Give the data below again exactly as it stands. Omit the pictures.

>> Begin DATA PROVIDED

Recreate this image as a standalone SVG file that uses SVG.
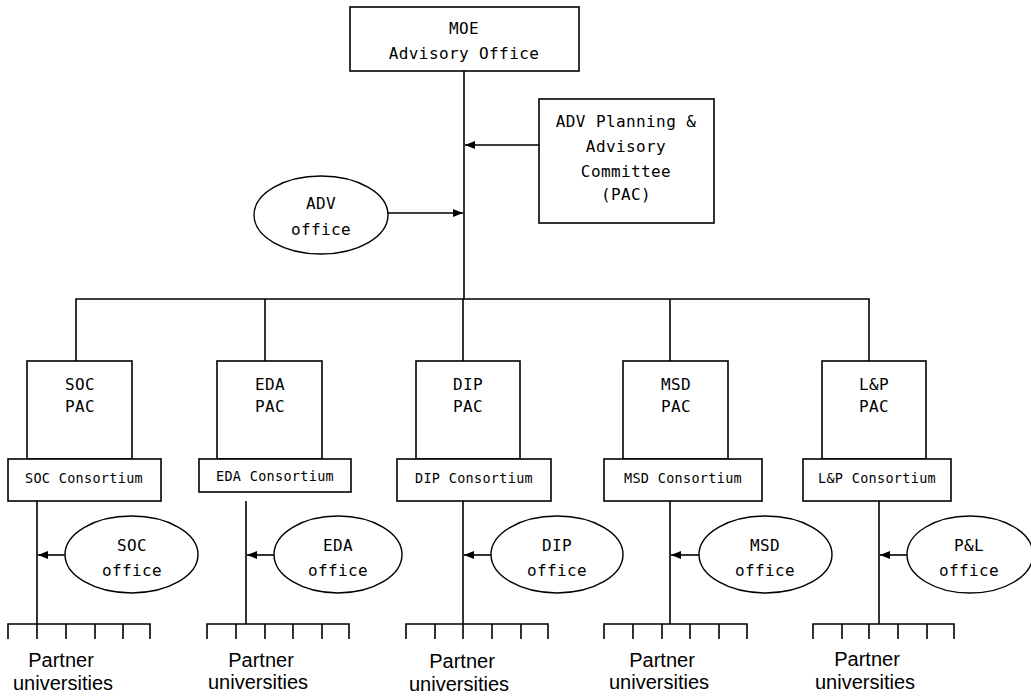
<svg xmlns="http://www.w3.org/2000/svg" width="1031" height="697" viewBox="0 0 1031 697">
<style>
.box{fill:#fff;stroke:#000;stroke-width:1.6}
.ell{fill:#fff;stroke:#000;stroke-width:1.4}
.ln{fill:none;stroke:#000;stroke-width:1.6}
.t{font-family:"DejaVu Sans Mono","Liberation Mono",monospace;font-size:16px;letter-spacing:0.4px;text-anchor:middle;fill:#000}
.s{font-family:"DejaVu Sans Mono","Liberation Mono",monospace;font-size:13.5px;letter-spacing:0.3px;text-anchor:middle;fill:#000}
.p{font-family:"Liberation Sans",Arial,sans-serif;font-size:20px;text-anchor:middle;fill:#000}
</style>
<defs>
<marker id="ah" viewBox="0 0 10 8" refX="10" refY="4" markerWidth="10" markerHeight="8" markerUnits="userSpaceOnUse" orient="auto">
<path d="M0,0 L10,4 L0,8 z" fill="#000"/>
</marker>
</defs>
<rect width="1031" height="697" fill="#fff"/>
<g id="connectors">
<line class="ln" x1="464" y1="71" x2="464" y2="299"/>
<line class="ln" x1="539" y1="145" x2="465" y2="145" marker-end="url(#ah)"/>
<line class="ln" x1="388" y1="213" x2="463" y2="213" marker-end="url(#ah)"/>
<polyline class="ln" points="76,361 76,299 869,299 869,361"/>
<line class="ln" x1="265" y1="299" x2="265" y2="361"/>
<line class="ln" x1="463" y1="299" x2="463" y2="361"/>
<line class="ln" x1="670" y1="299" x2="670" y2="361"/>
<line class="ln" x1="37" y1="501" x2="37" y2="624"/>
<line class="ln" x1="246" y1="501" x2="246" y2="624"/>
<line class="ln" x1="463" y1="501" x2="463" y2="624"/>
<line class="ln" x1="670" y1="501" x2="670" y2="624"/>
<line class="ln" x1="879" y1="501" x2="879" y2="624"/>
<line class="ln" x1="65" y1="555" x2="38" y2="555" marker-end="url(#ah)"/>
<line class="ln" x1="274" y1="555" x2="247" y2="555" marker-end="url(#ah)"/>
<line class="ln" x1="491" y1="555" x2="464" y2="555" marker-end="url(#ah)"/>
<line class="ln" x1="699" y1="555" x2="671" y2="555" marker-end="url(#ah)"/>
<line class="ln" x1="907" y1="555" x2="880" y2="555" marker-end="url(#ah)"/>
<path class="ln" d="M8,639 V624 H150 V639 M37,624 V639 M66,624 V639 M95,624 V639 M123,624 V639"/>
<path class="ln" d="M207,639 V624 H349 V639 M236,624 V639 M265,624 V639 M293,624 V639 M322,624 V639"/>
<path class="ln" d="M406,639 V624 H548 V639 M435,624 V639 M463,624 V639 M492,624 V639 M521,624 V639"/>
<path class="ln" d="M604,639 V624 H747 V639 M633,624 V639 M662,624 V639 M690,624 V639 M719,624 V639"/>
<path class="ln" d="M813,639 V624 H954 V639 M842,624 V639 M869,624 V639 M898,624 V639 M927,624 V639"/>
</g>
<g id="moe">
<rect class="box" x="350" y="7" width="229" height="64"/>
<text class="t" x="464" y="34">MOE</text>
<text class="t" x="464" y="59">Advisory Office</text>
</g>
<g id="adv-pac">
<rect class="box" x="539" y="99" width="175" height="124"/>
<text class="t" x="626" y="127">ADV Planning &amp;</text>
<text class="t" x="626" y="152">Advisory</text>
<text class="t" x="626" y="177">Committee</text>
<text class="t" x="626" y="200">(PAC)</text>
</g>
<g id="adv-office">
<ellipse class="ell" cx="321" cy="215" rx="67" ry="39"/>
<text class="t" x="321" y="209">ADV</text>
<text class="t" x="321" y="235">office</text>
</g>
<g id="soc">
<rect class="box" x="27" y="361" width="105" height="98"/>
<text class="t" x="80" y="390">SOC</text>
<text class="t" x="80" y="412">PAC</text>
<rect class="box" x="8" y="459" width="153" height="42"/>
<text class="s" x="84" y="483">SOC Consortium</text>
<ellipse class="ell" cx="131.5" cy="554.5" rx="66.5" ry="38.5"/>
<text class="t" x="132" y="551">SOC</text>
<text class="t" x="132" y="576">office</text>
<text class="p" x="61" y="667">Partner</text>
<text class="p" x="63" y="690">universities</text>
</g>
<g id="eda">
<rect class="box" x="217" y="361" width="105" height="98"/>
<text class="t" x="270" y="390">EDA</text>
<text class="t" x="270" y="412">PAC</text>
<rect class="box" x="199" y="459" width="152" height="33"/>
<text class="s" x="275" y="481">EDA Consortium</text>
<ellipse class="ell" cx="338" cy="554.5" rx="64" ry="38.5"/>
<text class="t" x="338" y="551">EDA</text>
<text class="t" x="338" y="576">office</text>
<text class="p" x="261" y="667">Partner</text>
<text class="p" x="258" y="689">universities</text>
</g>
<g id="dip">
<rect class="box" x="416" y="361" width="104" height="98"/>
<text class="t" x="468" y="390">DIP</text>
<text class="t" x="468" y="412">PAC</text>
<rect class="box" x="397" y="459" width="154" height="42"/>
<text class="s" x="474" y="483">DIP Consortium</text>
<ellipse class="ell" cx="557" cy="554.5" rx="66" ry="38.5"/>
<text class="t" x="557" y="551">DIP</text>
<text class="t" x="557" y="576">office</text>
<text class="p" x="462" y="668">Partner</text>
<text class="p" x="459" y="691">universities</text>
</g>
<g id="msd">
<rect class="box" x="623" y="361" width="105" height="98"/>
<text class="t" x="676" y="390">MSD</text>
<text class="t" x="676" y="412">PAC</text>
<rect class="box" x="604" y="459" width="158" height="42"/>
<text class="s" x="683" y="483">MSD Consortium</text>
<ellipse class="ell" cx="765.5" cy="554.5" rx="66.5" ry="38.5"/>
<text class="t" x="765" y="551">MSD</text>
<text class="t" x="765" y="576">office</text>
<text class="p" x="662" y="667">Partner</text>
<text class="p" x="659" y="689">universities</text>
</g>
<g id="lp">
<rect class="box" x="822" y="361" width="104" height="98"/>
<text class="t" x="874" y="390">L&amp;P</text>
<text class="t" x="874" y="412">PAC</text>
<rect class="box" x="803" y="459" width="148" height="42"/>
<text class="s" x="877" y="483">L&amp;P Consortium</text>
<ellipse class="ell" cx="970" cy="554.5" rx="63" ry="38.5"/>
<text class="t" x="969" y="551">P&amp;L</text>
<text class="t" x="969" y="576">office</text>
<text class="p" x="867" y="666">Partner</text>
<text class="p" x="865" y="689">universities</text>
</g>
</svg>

>> End DATA PROVIDED

▶ THE SOLUTION
Recreate this image as a standalone SVG file that uses SVG.
<svg xmlns="http://www.w3.org/2000/svg" width="1031" height="697" viewBox="0 0 1031 697">
<style>
.box{fill:#fff;stroke:#000;stroke-width:1.6}
.ell{fill:#fff;stroke:#000;stroke-width:1.4}
.ln{fill:none;stroke:#000;stroke-width:1.6}
.t{font-family:"DejaVu Sans Mono","Liberation Mono",monospace;font-size:16px;letter-spacing:0.4px;text-anchor:middle;fill:#000}
.s{font-family:"DejaVu Sans Mono","Liberation Mono",monospace;font-size:13.5px;letter-spacing:0.3px;text-anchor:middle;fill:#000}
.p{font-family:"Liberation Sans",Arial,sans-serif;font-size:20px;text-anchor:middle;fill:#000}
</style>
<defs>
<marker id="ah" viewBox="0 0 10 8" refX="10" refY="4" markerWidth="10" markerHeight="8" markerUnits="userSpaceOnUse" orient="auto">
<path d="M0,0 L10,4 L0,8 z" fill="#000"/>
</marker>
</defs>
<rect width="1031" height="697" fill="#fff"/>
<g id="connectors">
<line class="ln" x1="464" y1="71" x2="464" y2="299"/>
<line class="ln" x1="539" y1="145" x2="465" y2="145" marker-end="url(#ah)"/>
<line class="ln" x1="388" y1="213" x2="463" y2="213" marker-end="url(#ah)"/>
<polyline class="ln" points="76,361 76,299 869,299 869,361"/>
<line class="ln" x1="265" y1="299" x2="265" y2="361"/>
<line class="ln" x1="463" y1="299" x2="463" y2="361"/>
<line class="ln" x1="670" y1="299" x2="670" y2="361"/>
<line class="ln" x1="37" y1="501" x2="37" y2="624"/>
<line class="ln" x1="246" y1="501" x2="246" y2="624"/>
<line class="ln" x1="463" y1="501" x2="463" y2="624"/>
<line class="ln" x1="670" y1="501" x2="670" y2="624"/>
<line class="ln" x1="879" y1="501" x2="879" y2="624"/>
<line class="ln" x1="65" y1="555" x2="38" y2="555" marker-end="url(#ah)"/>
<line class="ln" x1="274" y1="555" x2="247" y2="555" marker-end="url(#ah)"/>
<line class="ln" x1="491" y1="555" x2="464" y2="555" marker-end="url(#ah)"/>
<line class="ln" x1="699" y1="555" x2="671" y2="555" marker-end="url(#ah)"/>
<line class="ln" x1="907" y1="555" x2="880" y2="555" marker-end="url(#ah)"/>
<path class="ln" d="M8,639 V624 H150 V639 M37,624 V639 M66,624 V639 M95,624 V639 M123,624 V639"/>
<path class="ln" d="M207,639 V624 H349 V639 M236,624 V639 M265,624 V639 M293,624 V639 M322,624 V639"/>
<path class="ln" d="M406,639 V624 H548 V639 M435,624 V639 M463,624 V639 M492,624 V639 M521,624 V639"/>
<path class="ln" d="M604,639 V624 H747 V639 M633,624 V639 M662,624 V639 M690,624 V639 M719,624 V639"/>
<path class="ln" d="M813,639 V624 H954 V639 M842,624 V639 M869,624 V639 M898,624 V639 M927,624 V639"/>
</g>
<g id="moe">
<rect class="box" x="350" y="7" width="229" height="64"/>
<text class="t" x="464" y="34">MOE</text>
<text class="t" x="464" y="59">Advisory Office</text>
</g>
<g id="adv-pac">
<rect class="box" x="539" y="99" width="175" height="124"/>
<text class="t" x="626" y="127">ADV Planning &amp;</text>
<text class="t" x="626" y="152">Advisory</text>
<text class="t" x="626" y="177">Committee</text>
<text class="t" x="626" y="200">(PAC)</text>
</g>
<g id="adv-office">
<ellipse class="ell" cx="321" cy="215" rx="67" ry="39"/>
<text class="t" x="321" y="209">ADV</text>
<text class="t" x="321" y="235">office</text>
</g>
<g id="soc">
<rect class="box" x="27" y="361" width="105" height="98"/>
<text class="t" x="80" y="390">SOC</text>
<text class="t" x="80" y="412">PAC</text>
<rect class="box" x="8" y="459" width="153" height="42"/>
<text class="s" x="84" y="483">SOC Consortium</text>
<ellipse class="ell" cx="131.5" cy="554.5" rx="66.5" ry="38.5"/>
<text class="t" x="132" y="551">SOC</text>
<text class="t" x="132" y="576">office</text>
<text class="p" x="61" y="667">Partner</text>
<text class="p" x="63" y="690">universities</text>
</g>
<g id="eda">
<rect class="box" x="217" y="361" width="105" height="98"/>
<text class="t" x="270" y="390">EDA</text>
<text class="t" x="270" y="412">PAC</text>
<rect class="box" x="199" y="459" width="152" height="33"/>
<text class="s" x="275" y="481">EDA Consortium</text>
<ellipse class="ell" cx="338" cy="554.5" rx="64" ry="38.5"/>
<text class="t" x="338" y="551">EDA</text>
<text class="t" x="338" y="576">office</text>
<text class="p" x="261" y="667">Partner</text>
<text class="p" x="258" y="689">universities</text>
</g>
<g id="dip">
<rect class="box" x="416" y="361" width="104" height="98"/>
<text class="t" x="468" y="390">DIP</text>
<text class="t" x="468" y="412">PAC</text>
<rect class="box" x="397" y="459" width="154" height="42"/>
<text class="s" x="474" y="483">DIP Consortium</text>
<ellipse class="ell" cx="557" cy="554.5" rx="66" ry="38.5"/>
<text class="t" x="557" y="551">DIP</text>
<text class="t" x="557" y="576">office</text>
<text class="p" x="462" y="668">Partner</text>
<text class="p" x="459" y="691">universities</text>
</g>
<g id="msd">
<rect class="box" x="623" y="361" width="105" height="98"/>
<text class="t" x="676" y="390">MSD</text>
<text class="t" x="676" y="412">PAC</text>
<rect class="box" x="604" y="459" width="158" height="42"/>
<text class="s" x="683" y="483">MSD Consortium</text>
<ellipse class="ell" cx="765.5" cy="554.5" rx="66.5" ry="38.5"/>
<text class="t" x="765" y="551">MSD</text>
<text class="t" x="765" y="576">office</text>
<text class="p" x="662" y="667">Partner</text>
<text class="p" x="659" y="689">universities</text>
</g>
<g id="lp">
<rect class="box" x="822" y="361" width="104" height="98"/>
<text class="t" x="874" y="390">L&amp;P</text>
<text class="t" x="874" y="412">PAC</text>
<rect class="box" x="803" y="459" width="148" height="42"/>
<text class="s" x="877" y="483">L&amp;P Consortium</text>
<ellipse class="ell" cx="970" cy="554.5" rx="63" ry="38.5"/>
<text class="t" x="969" y="551">P&amp;L</text>
<text class="t" x="969" y="576">office</text>
<text class="p" x="867" y="666">Partner</text>
<text class="p" x="865" y="689">universities</text>
</g>
</svg>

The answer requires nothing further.